The Court made some interesting comments about the roles that expert witnesses play in modern litigation. The Court noted that an expert’s overriding duty to the Court or tribunal could be one of the main reasons why they owed a duty of loyalty to a client. Clients require frank and honest opinions from experts on the merits of their cases, and accordingly the Court concluded that an expert who fully complies with their duty of independence to the Court or tribunal is an expert who provides their client with the best possible service. One of the criticisms levied at the heavy reliance upon evidence from party-appointed experts, particularly in international arbitration, is a perceived lack of independence . The Court’s comments underscore the importance of party-appointed experts maintaining their independence and adhering to their primary duty to the Court (or tribunal), even though the Court recognised that “the professional expert witness will be viewed, and rightly so, as part of the client’s litigation team.” Courts and arbitral tribunals expect this of expert witnesses. In our experience, cases can be won or lost based on a judge or tribunal’s conclusion as to the independence of the parties’ expert witnesses.
COVID-19: Enhanced Powers of KSA Courts to Re-write Contracts
The coronavirus pandemic has caused major disruption to construction contracts globally. The firm has previously published a number of articles regarding the extent to which parties may be able to rely on force majeure provisions in their contracts if they consider that they are impacted by COVID-19, particularly in relation to contracts governed by the laws of various states in the Middle East (https://www.quinnemanuel.com/covid-center/).
In a recent ruling of the General Panel of the Supreme Court of the KSA, the Court held that the coronavirus pandemic constitutes a force majeure event where performance of contractual obligations has become impossible, and where:
1. The contract was entered into in advance of any restrictions being imposed in response to COVID-19 and its performance continued thereafter;
2. The pandemic has directly impacted performance of the contract, and this could not be avoided;
3. The impact on performance is solely attributable to the pandemic;
4. The counterparty has not waived, or otherwise settled, its rights in this regard; and
5. The impact of the pandemic has not otherwise been addressed pursuant to the decision of a competent authority, or a special law.

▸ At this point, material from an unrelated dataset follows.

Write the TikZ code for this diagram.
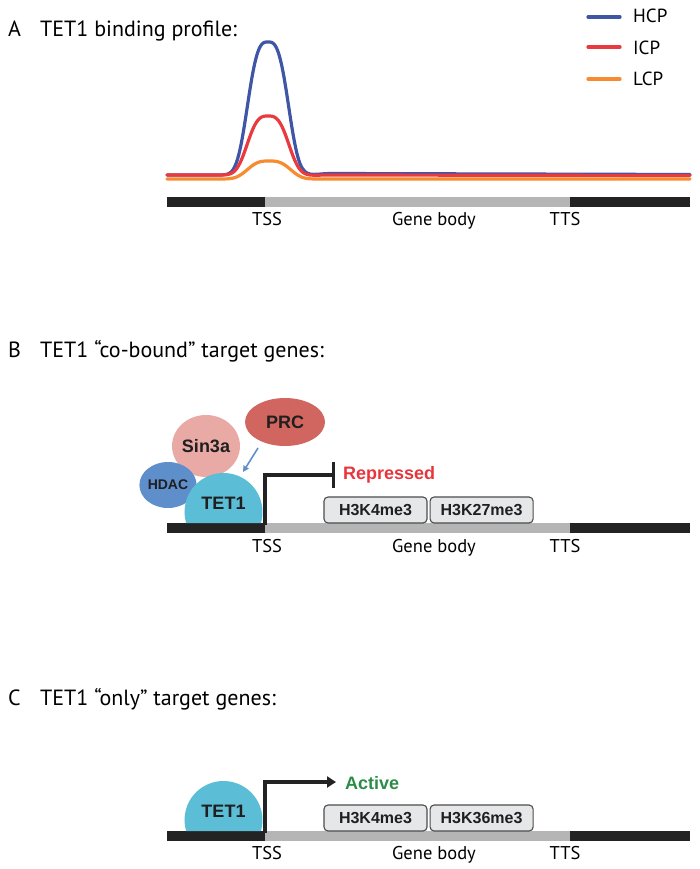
\documentclass[tikz,border=0pt]{standalone}
\usepackage{fontspec}
\setmainfont{PT Sans}
\newfontfamily\protfont{Liberation Sans}
\usetikzlibrary{arrows.meta, shapes.geometric, positioning}

\definecolor{hcpblue}{HTML}{3F56A6}
\definecolor{icpred}{HTML}{E93A3F}
\definecolor{lcporange}{HTML}{F68B2F}
\definecolor{barblack}{HTML}{232323}
\definecolor{bargray}{HTML}{B5B5B5}
\definecolor{prccol}{HTML}{D0665F}
\definecolor{sincol}{HTML}{E9AAA6}
\definecolor{hdaccol}{HTML}{5E8FCB}
\definecolor{tetcol}{HTML}{5CBED6}
\definecolor{boxgray}{HTML}{E6E7E8}
\definecolor{repred}{HTML}{E8343B}
\definecolor{actgreen}{HTML}{2C8C47}

\begin{document}
\begin{tikzpicture}[x=1pt, y=-1pt,
    heading/.style={anchor=base west, inner sep=0pt, font=\fontsize{22}{26}\selectfont},
    sitelabel/.style={anchor=base, inner sep=0pt, font=\fontsize{18.5}{22}\selectfont},
    legendlabel/.style={anchor=base west, inner sep=0pt, font=\fontsize{19}{22}\selectfont},
    protlabel/.style={inner sep=0pt, text=black!88, font=\protfont\bfseries\fontsize{18}{20}\selectfont},
    protein/.style={protlabel, ellipse},
    histbox/.style={draw=black!70, fill=boxgray, rounded corners=4pt, line width=1.1pt,
        minimum width=103pt, minimum height=26pt, inner sep=0pt, text=black!88,
        font=\protfont\bfseries\fontsize{16}{18}\selectfont},
    profile/.style={line width=3.2pt, line join=round, line cap=round},
    promoter/.style={line width=3.5pt, draw=barblack}]
    \useasboundingbox (0,0) rectangle (700,869);

    % panel A: binding profile over the gene
    \node[heading] (headA) at (8,37) {A};
    \node[heading] (titleA) at (40,37) {TET1 binding profile:};

    % legend
    \node[legendlabel] (hcp) at (633,23) {HCP};
    \node[legendlabel] (icp) at (633,55) {ICP};
    \node[legendlabel] (lcp) at (633,86) {LCP};
    \draw[profile, hcpblue] (588,17) -- (620,17);
    \draw[profile, icpred] (588,47) -- (620,47);
    \draw[profile, lcporange] (588,79) -- (620,79);

    % profile curves
    \draw[profile, hcpblue] (167,175) -- (215,175)
        -- plot[domain=215:300, samples=80] (\x, {175-133*exp(-(abs((\x-268)/23.7))^3)})
        .. controls (306,178) and (312,174) .. (330,173.5) -- (690,174.5);
    \draw[profile, icpred] (167,175) -- (215,175)
        -- plot[domain=215:300, samples=80] (\x, {175-59*exp(-(abs((\x-268)/24))^3)})
        .. controls (306,177) and (312,175) .. (330,175) -- (690,175.5);
    \draw[profile, lcporange] (167,179) -- (215,179)
        -- plot[domain=215:325, samples=80] (\x, {179-18*exp(-(abs((\x-269)/25))^3)})
        -- (690,179);

    % gene bar
    \fill[barblack] (167,197) rectangle (265,207);
    \fill[bargray] (265,197) rectangle (570,207);
    \fill[barblack] (570,197) rectangle (690,207);
    \node[sitelabel] (tssA) at (267,225) {TSS};
    \node[sitelabel] (bodyA) at (434,225) {Gene body};
    \node[sitelabel] (ttsA) at (565,225) {TTS};

    % panel B: co-bound targets
    \node[heading] (headB) at (8,357) {B};
    \node[heading] (titleB) at (40,357) {TET1 “co-bound” target genes:};

    \fill[barblack] (167,523) rectangle (265,533);
    \fill[bargray] (265,523) rectangle (570,533);
    \fill[barblack] (570,523) rectangle (690,533);
    \node[sitelabel] (tssB) at (267,552) {TSS};
    \node[sitelabel] (bodyB) at (434,552) {Gene body};
    \node[sitelabel] (ttsB) at (565,552) {TTS};

    % partner complexes
    \node[protein, fill=sincol, minimum width=65pt, minimum height=62pt] (sin3a) at (206,446) {Sin3a};
    \node[protein, fill=hdaccol, minimum width=54pt, minimum height=46pt,
        font=\protfont\bfseries\fontsize{14}{16}\selectfont] (hdac) at (168,485) {HDAC};
    \node[protein, fill=prccol, minimum width=80pt, minimum height=48pt] (prc) at (285,422) {PRC};
    \fill[tetcol] (260.9,523) arc[start angle=16.4, end angle=-196.4, radius=39] -- cycle;
    \node[protlabel] (tetB) at (223.5,503) {TET1};

    % recruitment arrow
    \coordinate (prcFrom) at (258,448);
    \coordinate (tetTo) at (243,472);
    \draw[hdaccol, line width=1.6pt, -{Triangle[length=6pt, width=6pt]}] (prcFrom) -- (tetTo);

    % repressed promoter
    \coordinate (startB) at (265,525);
    \coordinate (stopB) at (335,475);
    \draw[promoter, -{Bar[width=26pt]}] (startB) |- (stopB);
    \node[protlabel, anchor=west, text=repred] (repB) at (343,475) {Repressed};

    % histone marks
    \node[histbox] (k4B) at (375.5,510) {H3K4me3};
    \node[histbox, right=2pt of k4B] (k27B) {H3K27me3};

    % panel C: TET1-only targets
    \node[heading] (headC) at (8,705) {C};
    \node[heading] (titleC) at (40,705) {TET1 “only” target genes:};

    \fill[barblack] (167,831) rectangle (265,841);
    \fill[bargray] (265,831) rectangle (570,841);
    \fill[barblack] (570,831) rectangle (690,841);
    \node[sitelabel] (tssC) at (267,859) {TSS};
    \node[sitelabel] (bodyC) at (434,859) {Gene body};
    \node[sitelabel] (ttsC) at (565,859) {TTS};

    \fill[tetcol] (260.9,831) arc[start angle=16.4, end angle=-196.4, radius=39] -- cycle;
    \node[protlabel] (tetC) at (223.5,811) {TET1};

    % active promoter
    \coordinate (startC) at (265,833);
    \coordinate (stopC) at (336,782);
    \draw[promoter, -{Triangle[length=9pt, width=11pt]}] (startC) |- (stopC);
    \node[protlabel, anchor=west, text=actgreen] (actC) at (345,783) {Active};

    \node[histbox] (k4C) at (375.5,818) {H3K4me3};
    \node[histbox, right=2pt of k4C] (k36C) {H3K36me3};
\end{tikzpicture}
\end{document}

The ruling was not issued in relation to a particular set of proceedings, but rather as a guide for the KSA Courts to apply in future cases. The ruling empowers Courts in the KSA to rewrite the parties’ contracts in order to ameliorate the effects of the pandemic on a party. This power allows the Courts in the KSA to increase the contract sum where the effect of the pandemic has been to increase the cost of performance to a party. The Courts could also reduce a supply obligation or suspend the contract if the pandemic has resulted in a decreased or total lack of availability of goods required to perform the contract. Furthermore, this ruling requires the KSA Courts to suspend contracts in circumstances where the pandemic has resulted in project delays. It is expected that this ruling will be the subject of significant attention in litigation in the KSA and in arbitrations concerning projects governed by the laws of the KSA (both in relation to construction disputes and more broadly).